Short exercise: Starting at the top of the listing, extract every line up to and including the one with "by D-dimer level". Pictures stay out of the copy.

=-=-=

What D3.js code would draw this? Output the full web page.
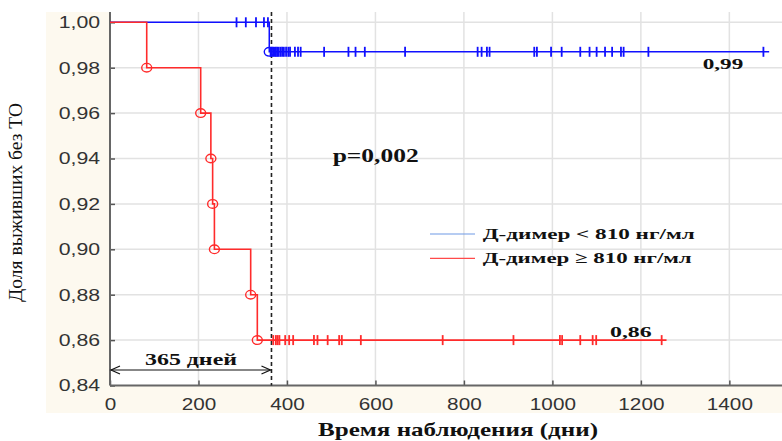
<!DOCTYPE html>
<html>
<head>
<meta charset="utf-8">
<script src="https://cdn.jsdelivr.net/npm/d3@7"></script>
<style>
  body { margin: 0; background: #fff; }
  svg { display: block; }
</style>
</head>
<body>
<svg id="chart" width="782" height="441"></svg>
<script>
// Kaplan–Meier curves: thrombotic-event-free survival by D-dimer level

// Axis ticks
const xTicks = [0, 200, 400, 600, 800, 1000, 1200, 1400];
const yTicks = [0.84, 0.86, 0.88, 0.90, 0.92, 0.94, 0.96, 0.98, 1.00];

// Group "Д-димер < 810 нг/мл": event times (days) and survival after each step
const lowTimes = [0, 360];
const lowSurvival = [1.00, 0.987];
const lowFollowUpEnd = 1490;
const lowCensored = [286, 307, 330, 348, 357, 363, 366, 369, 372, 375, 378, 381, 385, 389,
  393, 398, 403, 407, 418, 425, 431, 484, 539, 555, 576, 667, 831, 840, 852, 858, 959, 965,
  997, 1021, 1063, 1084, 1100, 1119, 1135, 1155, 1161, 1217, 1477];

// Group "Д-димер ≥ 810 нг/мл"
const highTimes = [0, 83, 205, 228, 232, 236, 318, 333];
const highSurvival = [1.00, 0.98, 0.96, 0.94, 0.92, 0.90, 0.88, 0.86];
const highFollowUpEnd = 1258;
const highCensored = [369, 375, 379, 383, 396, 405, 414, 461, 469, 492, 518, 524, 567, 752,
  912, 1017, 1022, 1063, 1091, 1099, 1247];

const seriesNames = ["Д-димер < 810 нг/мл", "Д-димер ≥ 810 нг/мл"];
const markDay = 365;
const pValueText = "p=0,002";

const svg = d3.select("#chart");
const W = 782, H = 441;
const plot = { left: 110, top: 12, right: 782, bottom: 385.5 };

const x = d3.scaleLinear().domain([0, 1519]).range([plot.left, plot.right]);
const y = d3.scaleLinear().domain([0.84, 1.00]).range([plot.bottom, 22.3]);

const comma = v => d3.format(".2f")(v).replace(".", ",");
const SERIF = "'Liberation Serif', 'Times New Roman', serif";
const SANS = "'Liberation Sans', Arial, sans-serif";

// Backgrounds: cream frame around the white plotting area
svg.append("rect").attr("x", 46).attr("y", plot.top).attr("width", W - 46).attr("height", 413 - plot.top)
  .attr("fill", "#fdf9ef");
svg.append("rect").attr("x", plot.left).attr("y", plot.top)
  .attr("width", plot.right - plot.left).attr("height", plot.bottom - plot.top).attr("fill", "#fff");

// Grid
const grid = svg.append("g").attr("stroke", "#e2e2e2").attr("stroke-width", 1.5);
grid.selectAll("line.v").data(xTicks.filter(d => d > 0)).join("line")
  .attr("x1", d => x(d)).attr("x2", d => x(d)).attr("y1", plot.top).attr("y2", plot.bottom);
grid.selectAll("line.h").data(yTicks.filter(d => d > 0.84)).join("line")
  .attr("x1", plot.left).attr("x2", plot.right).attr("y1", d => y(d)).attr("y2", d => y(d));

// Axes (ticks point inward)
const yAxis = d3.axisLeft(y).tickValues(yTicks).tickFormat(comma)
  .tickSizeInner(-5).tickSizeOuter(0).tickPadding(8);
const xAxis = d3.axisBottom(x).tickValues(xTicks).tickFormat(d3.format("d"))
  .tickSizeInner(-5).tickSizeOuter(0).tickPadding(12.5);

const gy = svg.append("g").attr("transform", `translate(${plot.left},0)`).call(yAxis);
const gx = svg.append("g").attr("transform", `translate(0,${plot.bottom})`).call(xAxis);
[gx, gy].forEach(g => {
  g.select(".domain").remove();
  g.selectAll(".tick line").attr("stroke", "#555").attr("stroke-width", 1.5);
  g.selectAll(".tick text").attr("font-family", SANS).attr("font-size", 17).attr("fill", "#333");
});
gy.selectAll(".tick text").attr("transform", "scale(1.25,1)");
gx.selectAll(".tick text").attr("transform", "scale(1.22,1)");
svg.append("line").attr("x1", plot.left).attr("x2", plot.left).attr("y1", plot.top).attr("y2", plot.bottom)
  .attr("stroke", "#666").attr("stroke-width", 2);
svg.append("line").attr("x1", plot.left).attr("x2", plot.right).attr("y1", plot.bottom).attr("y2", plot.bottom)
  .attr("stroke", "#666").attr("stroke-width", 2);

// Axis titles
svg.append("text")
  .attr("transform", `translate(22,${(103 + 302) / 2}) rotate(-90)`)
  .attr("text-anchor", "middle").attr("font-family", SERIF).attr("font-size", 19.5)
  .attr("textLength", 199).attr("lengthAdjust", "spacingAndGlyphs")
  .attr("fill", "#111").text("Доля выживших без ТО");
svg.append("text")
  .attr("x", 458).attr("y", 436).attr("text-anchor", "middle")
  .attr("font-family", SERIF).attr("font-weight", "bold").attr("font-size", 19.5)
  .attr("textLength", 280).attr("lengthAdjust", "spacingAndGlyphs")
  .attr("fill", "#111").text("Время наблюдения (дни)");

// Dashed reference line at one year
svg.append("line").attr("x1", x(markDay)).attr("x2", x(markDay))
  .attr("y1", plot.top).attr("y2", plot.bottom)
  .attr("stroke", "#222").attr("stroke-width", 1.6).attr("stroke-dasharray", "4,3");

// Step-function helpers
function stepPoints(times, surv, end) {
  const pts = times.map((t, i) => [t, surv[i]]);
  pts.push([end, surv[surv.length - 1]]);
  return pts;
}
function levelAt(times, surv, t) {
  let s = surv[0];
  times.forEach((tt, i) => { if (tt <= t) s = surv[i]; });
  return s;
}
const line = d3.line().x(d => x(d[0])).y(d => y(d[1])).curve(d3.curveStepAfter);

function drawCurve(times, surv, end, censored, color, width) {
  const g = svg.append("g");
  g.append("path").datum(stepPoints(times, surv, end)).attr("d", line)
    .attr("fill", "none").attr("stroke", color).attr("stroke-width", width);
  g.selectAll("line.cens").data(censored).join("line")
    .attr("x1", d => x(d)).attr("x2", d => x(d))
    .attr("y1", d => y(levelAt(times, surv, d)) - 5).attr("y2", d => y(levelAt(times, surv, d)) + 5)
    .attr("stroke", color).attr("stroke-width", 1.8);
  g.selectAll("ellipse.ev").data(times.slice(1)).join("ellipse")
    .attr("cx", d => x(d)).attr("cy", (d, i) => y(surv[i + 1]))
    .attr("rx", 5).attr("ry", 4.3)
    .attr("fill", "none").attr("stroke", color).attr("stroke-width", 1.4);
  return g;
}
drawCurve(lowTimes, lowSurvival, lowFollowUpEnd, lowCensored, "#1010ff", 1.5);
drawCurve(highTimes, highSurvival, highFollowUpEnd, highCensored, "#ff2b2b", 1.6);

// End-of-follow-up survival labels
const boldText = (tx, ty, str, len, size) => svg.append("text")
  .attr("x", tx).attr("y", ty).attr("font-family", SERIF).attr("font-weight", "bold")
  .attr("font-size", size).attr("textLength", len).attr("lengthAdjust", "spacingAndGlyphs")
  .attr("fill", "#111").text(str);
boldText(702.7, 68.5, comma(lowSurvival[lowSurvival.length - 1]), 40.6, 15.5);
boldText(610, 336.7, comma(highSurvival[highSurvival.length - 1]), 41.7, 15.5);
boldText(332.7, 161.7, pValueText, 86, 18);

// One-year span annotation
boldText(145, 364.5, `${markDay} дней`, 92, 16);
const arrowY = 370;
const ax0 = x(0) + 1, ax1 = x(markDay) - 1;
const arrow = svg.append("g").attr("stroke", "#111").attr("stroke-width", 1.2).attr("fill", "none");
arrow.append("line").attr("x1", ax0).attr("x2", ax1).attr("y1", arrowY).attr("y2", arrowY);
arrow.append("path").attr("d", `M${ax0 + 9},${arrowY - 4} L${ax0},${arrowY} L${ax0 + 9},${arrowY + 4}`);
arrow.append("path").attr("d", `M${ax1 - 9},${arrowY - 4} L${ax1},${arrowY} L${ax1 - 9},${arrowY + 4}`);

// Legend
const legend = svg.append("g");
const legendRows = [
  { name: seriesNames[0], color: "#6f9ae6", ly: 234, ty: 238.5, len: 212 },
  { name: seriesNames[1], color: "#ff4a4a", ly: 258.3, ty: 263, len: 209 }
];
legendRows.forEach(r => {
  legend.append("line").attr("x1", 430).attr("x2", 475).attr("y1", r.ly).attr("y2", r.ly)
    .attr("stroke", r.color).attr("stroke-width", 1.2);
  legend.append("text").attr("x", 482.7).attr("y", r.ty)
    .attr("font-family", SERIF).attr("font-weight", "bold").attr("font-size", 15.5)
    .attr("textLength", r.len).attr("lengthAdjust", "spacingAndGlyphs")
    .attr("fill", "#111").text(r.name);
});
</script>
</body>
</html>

=-=-=

Complete output:
What D3.js code would draw this? Output the full web page.
<!DOCTYPE html>
<html>
<head>
<meta charset="utf-8">
<script src="https://cdn.jsdelivr.net/npm/d3@7"></script>
<style>
  body { margin: 0; background: #fff; }
  svg { display: block; }
</style>
</head>
<body>
<svg id="chart" width="782" height="441"></svg>
<script>
// Kaplan–Meier curves: thrombotic-event-free survival by D-dimer level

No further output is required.